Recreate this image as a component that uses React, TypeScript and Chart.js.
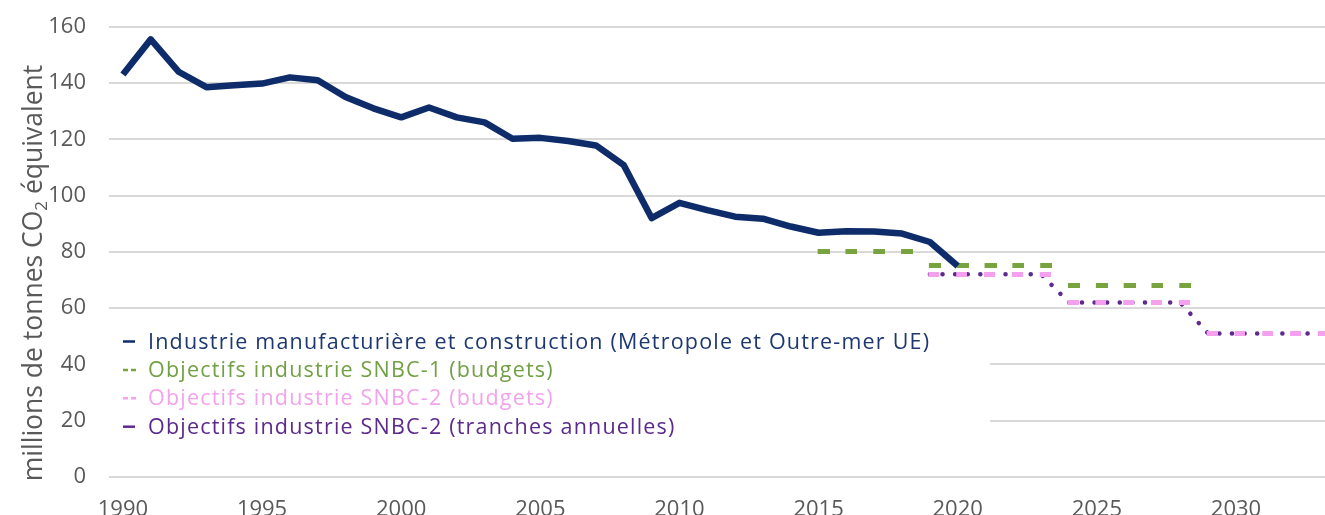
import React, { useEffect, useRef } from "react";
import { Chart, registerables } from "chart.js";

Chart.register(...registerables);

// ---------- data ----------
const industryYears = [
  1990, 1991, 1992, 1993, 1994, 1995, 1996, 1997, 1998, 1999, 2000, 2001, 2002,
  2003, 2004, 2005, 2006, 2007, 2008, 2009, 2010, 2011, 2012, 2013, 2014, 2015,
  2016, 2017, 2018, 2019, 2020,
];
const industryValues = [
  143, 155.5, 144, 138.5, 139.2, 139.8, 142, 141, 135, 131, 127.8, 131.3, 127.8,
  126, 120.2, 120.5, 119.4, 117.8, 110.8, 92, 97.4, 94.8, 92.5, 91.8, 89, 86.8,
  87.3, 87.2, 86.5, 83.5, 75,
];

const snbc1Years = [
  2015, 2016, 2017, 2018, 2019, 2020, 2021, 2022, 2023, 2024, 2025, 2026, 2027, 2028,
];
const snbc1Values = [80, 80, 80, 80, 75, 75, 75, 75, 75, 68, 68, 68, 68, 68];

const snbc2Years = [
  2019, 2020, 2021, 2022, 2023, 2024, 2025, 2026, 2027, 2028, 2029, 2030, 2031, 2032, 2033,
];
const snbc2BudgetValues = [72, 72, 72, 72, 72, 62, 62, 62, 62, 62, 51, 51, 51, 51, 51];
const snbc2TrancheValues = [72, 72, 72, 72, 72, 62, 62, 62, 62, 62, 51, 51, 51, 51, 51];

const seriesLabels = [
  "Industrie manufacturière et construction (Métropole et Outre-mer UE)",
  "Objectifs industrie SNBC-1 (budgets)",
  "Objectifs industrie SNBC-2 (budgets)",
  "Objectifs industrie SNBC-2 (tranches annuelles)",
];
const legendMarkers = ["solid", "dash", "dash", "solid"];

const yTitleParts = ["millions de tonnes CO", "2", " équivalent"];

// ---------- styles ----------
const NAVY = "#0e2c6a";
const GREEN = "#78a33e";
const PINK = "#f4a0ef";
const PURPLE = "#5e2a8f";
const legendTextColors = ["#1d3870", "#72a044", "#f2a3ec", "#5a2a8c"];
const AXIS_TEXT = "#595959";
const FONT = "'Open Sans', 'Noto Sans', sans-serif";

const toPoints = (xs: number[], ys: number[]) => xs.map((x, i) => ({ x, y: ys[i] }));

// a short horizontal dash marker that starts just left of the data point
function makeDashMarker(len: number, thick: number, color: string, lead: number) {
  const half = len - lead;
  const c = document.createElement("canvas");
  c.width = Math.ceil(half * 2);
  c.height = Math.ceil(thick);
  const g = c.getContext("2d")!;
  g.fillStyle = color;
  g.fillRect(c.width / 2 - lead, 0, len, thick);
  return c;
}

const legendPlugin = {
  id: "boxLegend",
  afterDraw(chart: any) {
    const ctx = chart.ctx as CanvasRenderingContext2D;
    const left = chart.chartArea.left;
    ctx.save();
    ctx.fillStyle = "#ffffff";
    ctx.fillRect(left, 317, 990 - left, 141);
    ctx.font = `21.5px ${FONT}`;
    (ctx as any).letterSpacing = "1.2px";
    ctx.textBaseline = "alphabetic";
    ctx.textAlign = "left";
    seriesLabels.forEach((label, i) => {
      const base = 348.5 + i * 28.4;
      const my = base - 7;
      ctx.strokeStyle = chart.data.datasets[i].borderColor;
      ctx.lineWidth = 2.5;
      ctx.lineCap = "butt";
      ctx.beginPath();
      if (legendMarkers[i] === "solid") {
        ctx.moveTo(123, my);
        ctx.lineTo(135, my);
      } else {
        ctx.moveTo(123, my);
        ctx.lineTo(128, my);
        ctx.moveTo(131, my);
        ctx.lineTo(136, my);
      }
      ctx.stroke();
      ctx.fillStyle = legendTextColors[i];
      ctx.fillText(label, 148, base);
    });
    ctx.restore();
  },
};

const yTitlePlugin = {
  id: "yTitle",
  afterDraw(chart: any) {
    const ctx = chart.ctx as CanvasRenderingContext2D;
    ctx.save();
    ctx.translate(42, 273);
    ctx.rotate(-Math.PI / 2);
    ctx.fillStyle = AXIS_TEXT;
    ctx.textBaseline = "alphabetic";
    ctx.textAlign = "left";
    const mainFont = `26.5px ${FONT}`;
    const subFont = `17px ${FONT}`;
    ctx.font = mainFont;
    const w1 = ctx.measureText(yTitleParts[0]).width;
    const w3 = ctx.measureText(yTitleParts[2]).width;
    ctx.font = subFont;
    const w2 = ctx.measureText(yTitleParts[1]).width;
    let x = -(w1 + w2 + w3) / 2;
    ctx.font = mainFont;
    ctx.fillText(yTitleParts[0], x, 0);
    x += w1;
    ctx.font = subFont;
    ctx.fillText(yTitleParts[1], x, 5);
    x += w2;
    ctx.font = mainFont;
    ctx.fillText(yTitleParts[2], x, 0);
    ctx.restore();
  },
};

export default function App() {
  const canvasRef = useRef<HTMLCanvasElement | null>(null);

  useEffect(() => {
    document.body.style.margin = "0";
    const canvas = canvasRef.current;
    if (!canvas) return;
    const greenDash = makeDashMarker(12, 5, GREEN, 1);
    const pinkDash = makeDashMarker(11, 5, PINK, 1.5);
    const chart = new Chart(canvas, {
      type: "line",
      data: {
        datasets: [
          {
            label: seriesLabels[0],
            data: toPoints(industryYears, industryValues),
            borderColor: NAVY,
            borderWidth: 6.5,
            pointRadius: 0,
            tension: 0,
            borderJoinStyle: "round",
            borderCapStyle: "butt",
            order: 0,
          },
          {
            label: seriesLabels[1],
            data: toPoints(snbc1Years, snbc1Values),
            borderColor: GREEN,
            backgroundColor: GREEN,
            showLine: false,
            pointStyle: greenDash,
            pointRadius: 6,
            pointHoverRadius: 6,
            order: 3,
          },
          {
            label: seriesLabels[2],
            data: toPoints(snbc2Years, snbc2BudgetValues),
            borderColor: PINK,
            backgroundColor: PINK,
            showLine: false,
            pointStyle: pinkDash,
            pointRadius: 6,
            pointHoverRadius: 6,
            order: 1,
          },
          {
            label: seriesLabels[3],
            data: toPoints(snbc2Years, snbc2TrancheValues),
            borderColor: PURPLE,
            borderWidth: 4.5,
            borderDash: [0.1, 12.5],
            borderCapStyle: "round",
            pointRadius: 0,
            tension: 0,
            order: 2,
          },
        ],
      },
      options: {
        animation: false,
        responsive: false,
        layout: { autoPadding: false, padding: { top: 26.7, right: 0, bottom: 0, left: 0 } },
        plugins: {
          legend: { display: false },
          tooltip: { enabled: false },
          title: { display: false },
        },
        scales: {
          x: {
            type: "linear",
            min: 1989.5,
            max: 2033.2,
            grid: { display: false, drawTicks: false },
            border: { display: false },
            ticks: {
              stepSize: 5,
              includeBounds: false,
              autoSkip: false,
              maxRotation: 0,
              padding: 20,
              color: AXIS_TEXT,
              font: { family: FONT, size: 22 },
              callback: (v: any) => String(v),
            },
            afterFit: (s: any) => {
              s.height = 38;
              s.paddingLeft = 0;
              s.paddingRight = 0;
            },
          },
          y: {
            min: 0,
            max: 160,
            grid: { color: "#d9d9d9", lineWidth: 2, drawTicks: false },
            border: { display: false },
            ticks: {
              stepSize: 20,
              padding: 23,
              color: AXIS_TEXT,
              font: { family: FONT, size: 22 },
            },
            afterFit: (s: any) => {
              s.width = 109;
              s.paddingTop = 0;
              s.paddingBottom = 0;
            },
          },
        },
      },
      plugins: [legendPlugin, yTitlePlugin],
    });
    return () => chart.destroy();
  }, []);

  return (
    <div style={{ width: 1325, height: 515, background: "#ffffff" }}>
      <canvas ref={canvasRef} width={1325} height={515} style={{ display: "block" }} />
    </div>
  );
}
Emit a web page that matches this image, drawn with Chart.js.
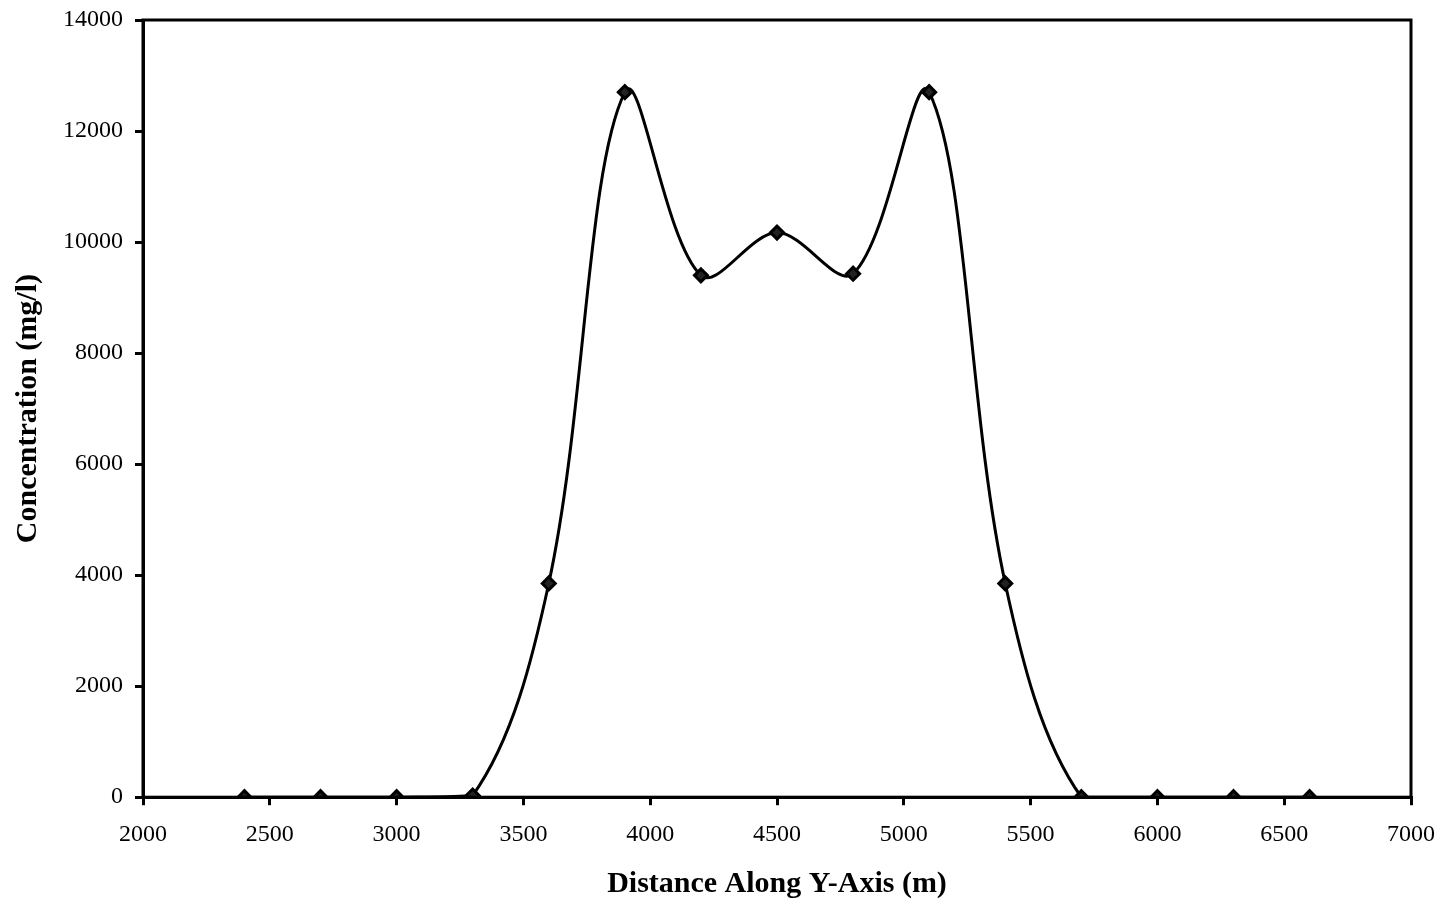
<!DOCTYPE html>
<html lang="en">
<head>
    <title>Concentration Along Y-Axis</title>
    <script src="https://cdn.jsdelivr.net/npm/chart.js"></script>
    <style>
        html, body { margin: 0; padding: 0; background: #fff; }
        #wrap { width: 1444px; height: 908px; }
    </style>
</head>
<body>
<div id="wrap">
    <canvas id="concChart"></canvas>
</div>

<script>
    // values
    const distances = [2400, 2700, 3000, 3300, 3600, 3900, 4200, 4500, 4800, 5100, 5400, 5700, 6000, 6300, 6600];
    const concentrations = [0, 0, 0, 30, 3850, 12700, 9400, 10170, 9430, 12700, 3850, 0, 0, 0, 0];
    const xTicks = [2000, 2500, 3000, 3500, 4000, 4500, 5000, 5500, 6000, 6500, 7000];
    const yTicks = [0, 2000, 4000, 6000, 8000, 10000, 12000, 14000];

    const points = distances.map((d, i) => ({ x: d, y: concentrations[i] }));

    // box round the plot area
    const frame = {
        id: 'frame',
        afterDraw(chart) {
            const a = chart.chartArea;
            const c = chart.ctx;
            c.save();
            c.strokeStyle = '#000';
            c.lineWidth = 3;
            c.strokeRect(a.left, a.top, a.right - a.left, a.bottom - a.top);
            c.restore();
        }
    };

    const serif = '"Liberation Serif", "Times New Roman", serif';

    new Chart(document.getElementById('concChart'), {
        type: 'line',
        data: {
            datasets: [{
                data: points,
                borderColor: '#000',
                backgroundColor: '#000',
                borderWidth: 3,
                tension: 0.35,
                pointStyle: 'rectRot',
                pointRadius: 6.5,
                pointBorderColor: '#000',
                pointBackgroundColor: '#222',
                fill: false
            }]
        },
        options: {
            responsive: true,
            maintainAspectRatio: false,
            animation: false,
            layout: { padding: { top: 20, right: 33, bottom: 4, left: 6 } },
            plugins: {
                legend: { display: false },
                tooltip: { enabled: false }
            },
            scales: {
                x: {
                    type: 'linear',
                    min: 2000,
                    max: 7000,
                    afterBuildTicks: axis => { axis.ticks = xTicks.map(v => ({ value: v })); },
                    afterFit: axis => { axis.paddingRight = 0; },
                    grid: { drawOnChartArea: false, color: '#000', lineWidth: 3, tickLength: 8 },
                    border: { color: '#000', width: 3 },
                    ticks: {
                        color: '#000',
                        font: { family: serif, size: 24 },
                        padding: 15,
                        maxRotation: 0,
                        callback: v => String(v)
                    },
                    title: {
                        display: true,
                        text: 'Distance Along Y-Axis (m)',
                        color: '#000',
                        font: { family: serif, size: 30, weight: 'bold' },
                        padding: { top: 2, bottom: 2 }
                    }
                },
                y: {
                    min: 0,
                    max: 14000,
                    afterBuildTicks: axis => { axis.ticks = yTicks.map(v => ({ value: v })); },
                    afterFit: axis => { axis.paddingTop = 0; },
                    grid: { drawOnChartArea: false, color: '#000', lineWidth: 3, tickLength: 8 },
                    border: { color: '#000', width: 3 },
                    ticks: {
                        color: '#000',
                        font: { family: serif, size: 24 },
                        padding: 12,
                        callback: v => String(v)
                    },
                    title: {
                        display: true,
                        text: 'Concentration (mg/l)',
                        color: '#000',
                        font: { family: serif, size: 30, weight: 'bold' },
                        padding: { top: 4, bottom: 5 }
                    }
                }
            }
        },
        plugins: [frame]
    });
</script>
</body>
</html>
· · · · ·
Leave out the pictures and repeat exactly the lines from the start of the material through the line that contains "Chart.register(...registerables);", both included.

■ CORRECT OUTPUT
Recreate this image as a component that uses React, TypeScript and Chart.js.
import React, { useEffect, useRef } from "react";
import { Chart, registerables } from "chart.js";

Chart.register(...registerables);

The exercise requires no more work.